In one embodiment, the control unit is coupled to the recognition device to provide the reference values and/or the at least one reference curve depending on the connected tool head. The control unit can provide reference values and/or at least one reference curve for each tool head. Thus, depending on the connected tool head, the control unit can provide in each case the suitable reference values and/or envelopes resulting from at least two reference curves for the monitoring of the execution of a function with the connected tool head.

In one embodiment, the hand-operated machine and/or the at least one tool head has a memory device in which the reference values and/or the at least one reference curve for the particular tool head are stored. The reference values and/or the at least one reference curve may be stored in the memory device of the control unit associated with an identification of the tool head, which the control unit may receive transmitted from the recognition device. The at least one tool head may have a further memory device in which an identification of the tool head may be stored.
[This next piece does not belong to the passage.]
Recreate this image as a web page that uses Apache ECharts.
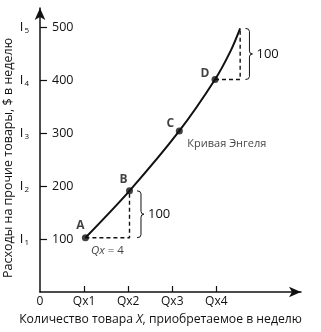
<!DOCTYPE html>
<html>
<head>
<meta charset="utf-8">
<script src="https://cdn.jsdelivr.net/npm/echarts@6/dist/echarts.min.js"></script>
<style>
html,body{margin:0;padding:0;background:#fff;}
#chart{width:321px;height:332px;}
</style>
</head>
<body>
<div id="chart"></div>
<script>
// ---- data ----
const quantityTicks = [0, 1, 2, 3, 4];
const quantityLabels = ['0', 'Qx1', 'Qx2', 'Qx3', 'Qx4'];
const incomeTicks = [100, 200, 300, 400, 500];
const incomeSubscripts = ['1', '2', '3', '4', '5'];
const curveX = [1.03, 2.03, 3.16, 3.97, 4.33, 4.54];
const curveY = [102.5, 191, 304, 401, 456, 497.5];
const pointNames = ['A', 'B', 'C', 'D'];
const pointX = [1.03, 2.03, 3.16, 3.97];
const pointY = [102.5, 191, 304, 401];
const braceX = [2.2, 4.66];
const braceLow = [102.5, 401];
const braceHigh = [191, 497.5];
const braceText = ['100', '100'];
const curveName = 'Кривая Энгеля';
const deltaLabel = '= 4';
const xTitle = ['Количество товара ', 'X', ', приобретаемое в неделю'];
const yTitle = 'Расходы на прочие товары, $ в неделю';

const FONT = 'Open Sans';
const chart = echarts.init(document.getElementById('chart'), null, {renderer: 'canvas'});

const curveData = curveX.map((x, i) => [x, curveY[i]]);
const labelOffsets = {A: [-5, -12], B: [-6, -11], C: [-9, -7], D: [-10, -6]};
const pointData = pointNames.map((n, i) => ({
  name: n, value: [pointX[i], pointY[i]],
  label: {show: true, formatter: n, position: 'inside', offset: labelOffsets[n],
    fontFamily: FONT, fontWeight: 'bold', fontSize: 12, color: '#111'}
}));
// dashed helper lines: from A to below B, from D to below curve end
const dashA = [[pointX[0], pointY[0]], [pointX[1], pointY[0]], [pointX[1], pointY[1]]];
const lastI = curveX.length - 1;
const dashD = [[pointX[3], pointY[3]], [curveX[lastI], pointY[3]], [curveX[lastI], curveY[lastI]]];

const braceData = braceX.map((x, i) => [x, braceLow[i], braceHigh[i], braceText[i]]);

const option = {
  animation: false,
  backgroundColor: '#fff',
  grid: {left: 40, top: 8, width: 261, height: 284, containLabel: false},
  xAxis: {
    type: 'value', min: 0, max: 5.92,
    axisLine: {show: true, symbol: ['none', 'arrow'], symbolSize: [8, 12], lineStyle: {color: '#111', width: 1.5}},
    axisTick: {show: true, inside: true, length: 6, customValues: [1, 2, 3, 4], lineStyle: {color: '#111', width: 1.2}},
    axisLabel: {customValues: quantityTicks, margin: 4, fontFamily: FONT, fontSize: 12, color: '#111',
      formatter: v => quantityLabels[quantityTicks.indexOf(Math.round(v))] || ''},
    splitLine: {show: false}
  },
  yAxis: [{
    type: 'value', min: 0, max: 536,
    axisLine: {show: true, symbol: ['none', 'arrow'], symbolSize: [8, 12], lineStyle: {color: '#111', width: 1.5}},
    axisTick: {show: true, inside: true, length: 7, customValues: incomeTicks, lineStyle: {color: '#111', width: 1.2}},
    axisLabel: {inside: true, customValues: incomeTicks, margin: 12, fontFamily: FONT, fontSize: 12.5, color: '#111'},
    splitLine: {show: false}
  }, {
    type: 'value', min: 0, max: 536, position: 'left',
    axisLine: {show: false}, axisTick: {show: false},
    axisLabel: {customValues: incomeTicks, margin: 11, color: '#111',
      formatter: v => '{i|I}{s|' + incomeSubscripts[incomeTicks.indexOf(v)] + '}',
      rich: {i: {fontFamily: FONT, fontSize: 13, color: '#111'},
             s: {fontFamily: FONT, fontSize: 8, color: '#111', verticalAlign: 'bottom', padding: [8, 0, 0, 1]}}},
    splitLine: {show: false}
  }],
  series: [
    {type: 'line', data: curveData, smooth: 0.3, showSymbol: false,
     lineStyle: {color: '#111', width: 2}, z: 3},
    {type: 'line', data: dashA, showSymbol: false, lineStyle: {color: '#111', width: 1.4, type: [4, 3]}, z: 2},
    {type: 'line', data: dashD, showSymbol: false, lineStyle: {color: '#111', width: 1.4, type: [4, 3]}, z: 2},
    {type: 'scatter', data: pointData, symbolSize: 7, itemStyle: {color: '#111'}, z: 4},
    // curve caption and Qx label, anchored to points
    {type: 'scatter', symbolSize: 0, z: 5, silent: true,
     data: [
       {value: [pointX[2], pointY[2]], label: {show: true, position: 'inside', align: 'left', offset: [8, 13],
         formatter: curveName, fontFamily: FONT, fontSize: 11, color: '#111'}},
       {value: [(pointX[0] + pointX[1]) / 2, pointY[0]], label: {show: true, position: 'inside', offset: [0, 13],
         formatter: '{q|Qx}{e| ' + deltaLabel + '}',
         rich: {q: {fontFamily: FONT, fontStyle: 'italic', fontSize: 11.5, color: '#111'},
                e: {fontFamily: FONT, fontSize: 11.5, color: '#111'}}}}
     ]},
    {type: 'custom', z: 5, silent: true, data: braceData,
     renderItem: function (params, api) {
       const x = api.value(0);
       const top = api.coord([x, api.value(2)]);
       const bot = api.coord([x, api.value(1)]);
       const bx = top[0], yt = top[1], yb = bot[1], ym = (yt + yb) / 2;
       const w = 4;
       const d = `M${bx},${yt} Q${bx + w},${yt} ${bx + w},${yt + 3} L${bx + w},${ym - 3} Q${bx + w},${ym} ${bx + w + 3},${ym} ` +
                 `Q${bx + w},${ym} ${bx + w},${ym + 3} L${bx + w},${yb - 3} Q${bx + w},${yb} ${bx},${yb}`;
       return {type: 'group', children: [
         {type: 'path', shape: {pathData: d}, style: {fill: 'none', stroke: '#111', lineWidth: 1}},
         {type: 'text', style: {x: bx + 11, y: ym, text: api.value(3), fontFamily: FONT, fontSize: 13,
           fill: '#111', verticalAlign: 'middle', align: 'left'}}
       ]};
     }}
  ],
  graphic: [
    {type: 'text', left: 'center', top: 314, style: {
      text: '{n|' + xTitle[0] + '}{it|' + xTitle[1] + '}{n|' + xTitle[2] + '}',
      rich: {n: {fontFamily: FONT, fontSize: 12.2, fill: '#111'},
             it: {fontFamily: FONT, fontSize: 12.2, fontStyle: 'italic', fill: '#111'}}}},
    {type: 'text', x: 2, y: 158, rotation: Math.PI / 2, style: {
      text: yTitle, fontFamily: FONT, fontSize: 12.5, fill: '#111', align: 'center', verticalAlign: 'top'}}
  ]
};
chart.setOption(option);
</script>
</body>
</html>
In particular, the identification of the tool head may comprise identification data, such as an identification number. The further memory device can likewise additionally store the reference values and/or the at least one reference curve for the particular tool head. As a result, the tool heads can be used independently of the hand-operated machine in which the reference values and/or the at least one reference curve for the particular tool head is stored. For example, the tool heads can be used on another hand-operated machine that provides monitoring of the correct execution of the function in question.

The reference values and/or the at least one reference curve can define an allowed range on a plane spanned by possible values of the displacement force and the displacement position. The allowed range is selected by defining the reference values and/or the at least one reference curve in such a way that compliance with a required quality is ensured if the measured displacement force and the measured displacement position lie within the allowed range during the processing of the conductor.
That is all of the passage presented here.